WRITTEN INSTRUCTION :: Print the records below exactly, from the line containing "Recreate this image as a Python" down to the line containing "fig.patch.set_facecolor(bg)", both lines included, and omit every picture.

____________________

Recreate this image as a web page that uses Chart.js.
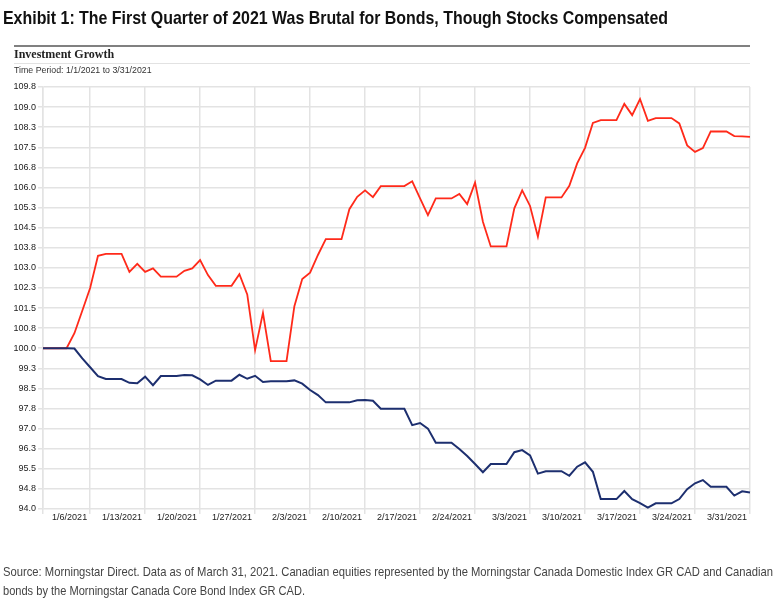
<!DOCTYPE html>
<html>
<head>
<meta charset="utf-8">
<script src="https://cdn.jsdelivr.net/npm/chart.js@4.4.1/dist/chart.umd.min.js"></script>
<style>
  html, body { margin: 0; padding: 0; background: #fff; }
  body { width: 784px; height: 613px; position: relative; overflow: hidden; }
  .fit { position: absolute; white-space: nowrap; transform-origin: 0 0; }
  #title { left: 3px; top: 7px; font-family: "Liberation Sans", Arial, sans-serif; font-weight: bold; font-size: 19px; color: #111; }
  #rule1 { position: absolute; left: 14px; top: 45px; width: 736px; height: 2px; background: #808080; }
  #sub1 { position: absolute; left: 14px; top: 47px; font-family: "Liberation Serif", serif; font-weight: bold; font-size: 12px; color: #222; }
  #rule2 { position: absolute; left: 14px; top: 63px; width: 736px; height: 1px; background: #e2e2e2; }
  #sub2 { position: absolute; left: 14px; top: 65px; font-family: "Liberation Sans", sans-serif; font-size: 8.8px; color: #333; }
  .src { left: 3px; font-family: "Liberation Sans", Arial, sans-serif; font-size: 13px; color: #444; }
  #src1 { top: 564px; }
  #src2 { top: 583px; }
  #wrap { position: absolute; left: 0; top: 0; width: 784px; height: 613px; }
</style>
</head>
<body>
<div id="wrap"><canvas id="c" width="784" height="613"></canvas></div>
<div id="title" class="fit" data-w="665">Exhibit 1: The First Quarter of 2021 Was Brutal for Bonds, Though Stocks Compensated</div>
<div id="rule1"></div>
<div id="sub1">Investment Growth</div>
<div id="rule2"></div>
<div id="sub2">Time Period: 1/1/2021 to 3/31/2021</div>
<div id="src1" class="fit src" data-w="770">Source: Morningstar Direct. Data as of March 31, 2021. Canadian equities represented by the Morningstar Canada Domestic Index GR CAD and Canadian</div>
<div id="src2" class="fit src" data-w="302">bonds by the Morningstar Canada Core Bond Index GR CAD.</div>
<script>
// Daily dates
const dates = [
 '12/31/2020','1/1/2021','1/2/2021','1/3/2021','1/4/2021','1/5/2021','1/6/2021','1/7/2021','1/8/2021','1/9/2021',
 '1/10/2021','1/11/2021','1/12/2021','1/13/2021','1/14/2021','1/15/2021','1/16/2021','1/17/2021','1/18/2021','1/19/2021',
 '1/20/2021','1/21/2021','1/22/2021','1/23/2021','1/24/2021','1/25/2021','1/26/2021','1/27/2021','1/28/2021','1/29/2021',
 '1/30/2021','1/31/2021','2/1/2021','2/2/2021','2/3/2021','2/4/2021','2/5/2021','2/6/2021','2/7/2021','2/8/2021',
 '2/9/2021','2/10/2021','2/11/2021','2/12/2021','2/13/2021','2/14/2021','2/15/2021','2/16/2021','2/17/2021','2/18/2021',
 '2/19/2021','2/20/2021','2/21/2021','2/22/2021','2/23/2021','2/24/2021','2/25/2021','2/26/2021','2/27/2021','2/28/2021',
 '3/1/2021','3/2/2021','3/3/2021','3/4/2021','3/5/2021','3/6/2021','3/7/2021','3/8/2021','3/9/2021','3/10/2021',
 '3/11/2021','3/12/2021','3/13/2021','3/14/2021','3/15/2021','3/16/2021','3/17/2021','3/18/2021','3/19/2021','3/20/2021',
 '3/21/2021','3/22/2021','3/23/2021','3/24/2021','3/25/2021','3/26/2021','3/27/2021','3/28/2021','3/29/2021','3/30/2021',
 '3/31/2021'
];

// Morningstar Canada Domestic Index GR CAD (equities)
const equities = [
 100.00,100.00,100.00,100.00,100.56,101.40,102.25,103.45,103.52,103.52,
 103.52,102.85,103.15,102.85,102.98,102.67,102.67,102.67,102.89,102.98,
 103.29,102.73,102.33,102.33,102.33,102.76,102.01,99.93,101.32,99.52,
 99.52,99.52,101.57,102.58,102.82,103.48,104.07,104.07,104.07,105.19,
 105.65,105.89,105.64,106.05,106.05,106.05,106.05,106.23,105.59,104.97,
 105.59,105.59,105.59,105.76,105.38,106.18,104.72,103.80,103.80,103.80,
 105.22,105.89,105.31,104.16,105.63,105.63,105.63,106.06,106.90,107.48,
 108.41,108.51,108.51,108.51,109.12,108.70,109.30,108.49,108.59,108.59,
 108.59,108.39,107.57,107.33,107.47,108.09,108.09,108.09,107.92,107.91,
 107.89
];

// Morningstar Canada Core Bond Index GR CAD (bonds)
const bonds = [
 100.00,100.00,100.00,100.00,99.99,99.62,99.29,98.96,98.85,98.85,
 98.85,98.71,98.69,98.94,98.62,98.96,98.96,98.96,99.00,98.99,
 98.84,98.63,98.79,98.79,98.79,99.01,98.86,98.97,98.74,98.77,
 98.77,98.77,98.80,98.68,98.44,98.25,97.98,97.98,97.98,97.98,
 98.06,98.07,98.04,97.74,97.74,97.74,97.74,97.13,97.21,97.00,
 96.47,96.47,96.47,96.24,95.98,95.68,95.37,95.68,95.68,95.68,
 96.12,96.20,96.00,95.32,95.41,95.41,95.41,95.24,95.58,95.74,
 95.39,94.37,94.37,94.37,94.67,94.37,94.22,94.05,94.21,94.21,
 94.21,94.37,94.74,94.96,95.08,94.83,94.83,94.83,94.50,94.66,
 94.62
];

const xTickLabels = ['1/6/2021','1/13/2021','1/20/2021','1/27/2021','2/3/2021','2/10/2021','2/17/2021',
                     '2/24/2021','3/3/2021','3/10/2021','3/17/2021','3/24/2021','3/31/2021'];
const yTickValues = [94.0,94.75,95.5,96.25,97.0,97.75,98.5,99.25,100.0,100.75,101.5,102.25,103.0,
                     103.75,104.5,105.25,106.0,106.75,107.5,108.25,109.0,109.75];
const yTickLabels = ['94.0','94.8','95.5','96.3','97.0','97.8','98.5','99.3','100.0','100.8','101.5',
                     '102.3','103.0','103.8','104.5','105.3','106.0','106.8','107.5','108.3','109.0','109.8'];

// condense text blocks horizontally to the reference widths
document.querySelectorAll('.fit').forEach(el => {
  const target = parseFloat(el.dataset.w);
  const w = el.getBoundingClientRect().width;
  if (w > 0) el.style.transform = 'scaleX(' + (target / w) + ')';
});

const GRID = '#e3e3e3';
const tickFont = { family: '"Liberation Sans", Arial, sans-serif', size: 9 };

new Chart(document.getElementById('c'), {
  type: 'line',
  data: {
    labels: dates,
    datasets: [
      { label: 'Bonds', data: bonds, borderColor: '#1d2f6f', borderWidth: 2, pointRadius: 0, tension: 0, fill: false },
      { label: 'Equities', data: equities, borderColor: '#ff2a1a', borderWidth: 1.8, pointRadius: 0, tension: 0, fill: false }
    ]
  },
  options: {
    responsive: false,
    animation: false,
    events: [],
    layout: { padding: { left: 0, right: 34, top: 87, bottom: 0 } },
    plugins: { legend: { display: false }, title: { display: false }, tooltip: { enabled: false } },
    scales: {
      x: {
        type: 'category',
        offset: false,
        afterFit: s => { s.height = 104; },
        border: { display: false },
        grid: {
          color: ctx => (ctx.index === 0 || xTickLabels.includes(dates[ctx.index])) ? GRID : 'rgba(0,0,0,0)',
          lineWidth: 1.5,
          tickLength: 5,
          drawTicks: true
        },
        ticks: {
          autoSkip: false,
          maxRotation: 0,
          minRotation: 0,
          align: 'end',
          labelOffset: -3,
          padding: -2,
          color: '#222',
          font: tickFont,
          callback: (v, i) => xTickLabels.includes(dates[i]) ? dates[i] : ''
        }
      },
      y: {
        type: 'linear',
        min: 94.0,
        max: 109.75,
        afterFit: s => { s.width = 43; },
        afterBuildTicks: s => { s.ticks = yTickValues.map(v => ({ value: v })); },
        border: { display: true, color: GRID, width: 1.5 },
        grid: { color: GRID, lineWidth: 1.5, tickLength: 5, drawTicks: true },
        ticks: {
          padding: 2,
          color: '#222',
          font: tickFont,
          callback: (v) => { const k = yTickValues.indexOf(v); return k >= 0 ? yTickLabels[k] : ''; }
        }
      }
    }
  }
});
</script>
</body>
</html>
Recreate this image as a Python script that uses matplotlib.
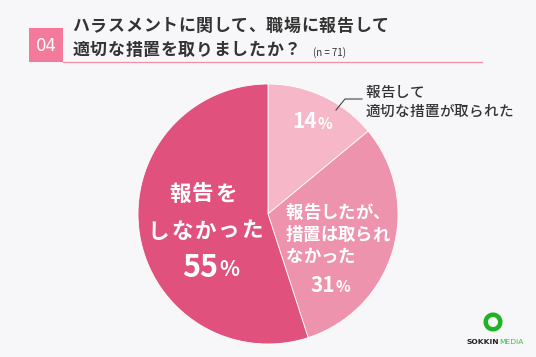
import matplotlib.pyplot as plt
from matplotlib.patches import Rectangle, Wedge

plt.rcParams['font.family'] = ['Noto Sans CJK JP', 'DejaVu Sans']

# data
labels = ['報告して\n適切な措置が取られた', '報告したが、\n措置は取られ\nなかった', '報告を\nしなかった']
shares = [14, 31, 55]
slice_colors = ['#F6B8C8', '#EE93AE', '#E0527D']

title_no = '04'
title_lines = ['ハラスメントに関して、職場に報告して', '適切な措置を取りましたか？']
n_note = '(n = 71)'

bg = '#F7F7F9'
txt = '#333333'
W, H = 536, 357

fig = plt.figure(figsize=(5.36, 3.57), dpi=100)
fig.patch.set_facecolor(bg)

# pie in its own axes (pixel box: x 138-398, y 84-344)
pax = fig.add_axes([138 / W, (H - 344) / H, 260 / W, 260 / H])
pax.pie(shares, colors=slice_colors, startangle=90, counterclock=False,
        wedgeprops=dict(edgecolor='#FFFFFF', linewidth=0.6))
pax.set_xlim(-1, 1)
pax.set_ylim(-1, 1)
pax.set_aspect('equal')
pax.axis('off')

# overlay in pixel coords
ax = fig.add_axes([0, 0, 1, 1])
ax.set_xlim(0, W)
ax.set_ylim(H, 0)
ax.axis('off')
ax.patch.set_alpha(0)


def spaced(x, y, s, step, **kw):
    # one glyph per slot, to get the wide letter spacing of the original
    for i, ch in enumerate(s):
        ax.text(x + i * step + step / 2, y, ch, ha='center', va='center', **kw)


# header
ax.add_patch(Rectangle((29, 28), 34, 34, color='#F47A9B', lw=0))
ax.text(46, 46, title_no, color='white', fontsize=12, ha='center', va='center', family='DejaVu Sans')
ax.plot([63, 482], [62, 62], color='#EE8FA8', lw=0.9)
spaced(72, 26, title_lines[0], 17.6, color=txt, fontsize=12.2, fontweight='bold')
spaced(72, 50, title_lines[1], 17.6, color=txt, fontsize=12.2, fontweight='bold')
ax.text(313, 53, n_note, color=txt, fontsize=7, va='center')

# 55% slice
l1, l2 = labels[2].split('\n')
spaced(168, 194, l1, 23.3, color='white', fontsize=15.5, fontweight='bold')
spaced(147, 231, l2, 23.3, color='white', fontsize=15.5, fontweight='bold')
ax.text(218, 268, f'{shares[2]}', color='white', fontsize=22, fontweight='bold', ha='right', va='center')
ax.text(219, 270, '%', color='white', fontsize=15, fontweight='bold', ha='left', va='center')

# 31% slice
for i, line in enumerate(labels[1].split('\n')):
    spaced(286, 213 + i * 22, line, 17.2, color='white', fontsize=12.5, fontweight='bold')
ax.text(335, 285, f'{shares[1]}', color='white', fontsize=15, fontweight='bold', ha='right', va='center')
ax.text(336, 287, '%', color='white', fontsize=11, fontweight='bold', ha='left', va='center')

# 14% slice
ax.text(317, 122, f'{shares[0]}', color='white', fontsize=15, fontweight='bold', ha='right', va='center')
ax.text(318, 124, '%', color='white', fontsize=11, fontweight='bold', ha='left', va='center')

# outside label with leader
ax.plot([336, 345, 362], [110, 99, 99], color='#444444', lw=0.8)
o1, o2 = labels[0].split('\n')
spaced(365, 93, o1, 14.8, color=txt, fontsize=10.5, fontweight='medium')
spaced(365, 112, o2, 14.8, color=txt, fontsize=10.5, fontweight='medium')

# logo
ax.add_patch(Wedge((493, 322), 9.5, 0, 360, width=4.5, color='#1DB324', lw=0))
ax.text(499, 342, 'SOKKIN', color='#222222', fontsize=5.4, fontweight='bold', ha='right', va='center', family='DejaVu Sans')
ax.text(499, 342, 'MEDIA', color='#3CBF3C', fontsize=5.4, ha='left', va='center', family='DejaVu Sans')

fig.savefig('out.png', dpi=100, facecolor=bg)
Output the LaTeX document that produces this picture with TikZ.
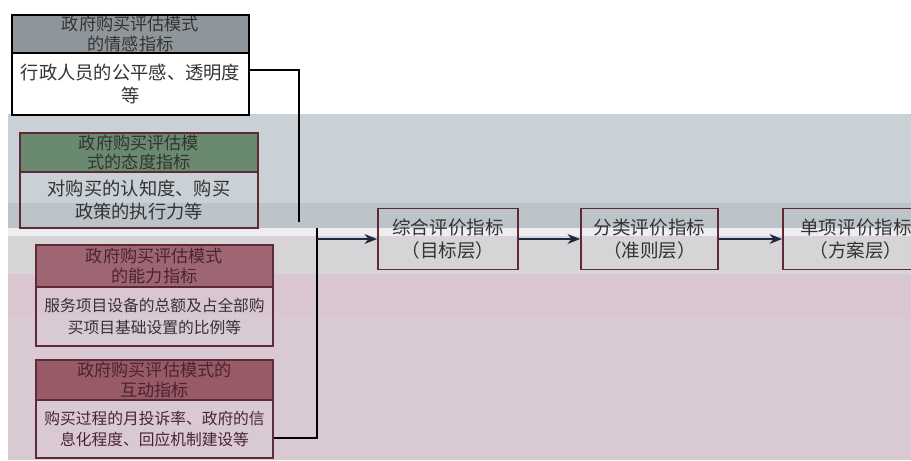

____________________

SOLVED EXERCISE ::
Recreate this image as a Python script that uses matplotlib.
import matplotlib.pyplot as plt
from matplotlib.patches import Rectangle, Wedge

plt.rcParams['font.family'] = ['Noto Sans CJK JP', 'DejaVu Sans']

# data
labels = ['報告して\n適切な措置が取られた', '報告したが、\n措置は取られ\nなかった', '報告を\nしなかった']
shares = [14, 31, 55]
slice_colors = ['#F6B8C8', '#EE93AE', '#E0527D']

title_no = '04'
title_lines = ['ハラスメントに関して、職場に報告して', '適切な措置を取りましたか？']
n_note = '(n = 71)'

bg = '#F7F7F9'
txt = '#333333'
W, H = 536, 357

fig = plt.figure(figsize=(5.36, 3.57), dpi=100)
fig.patch.set_facecolor(bg)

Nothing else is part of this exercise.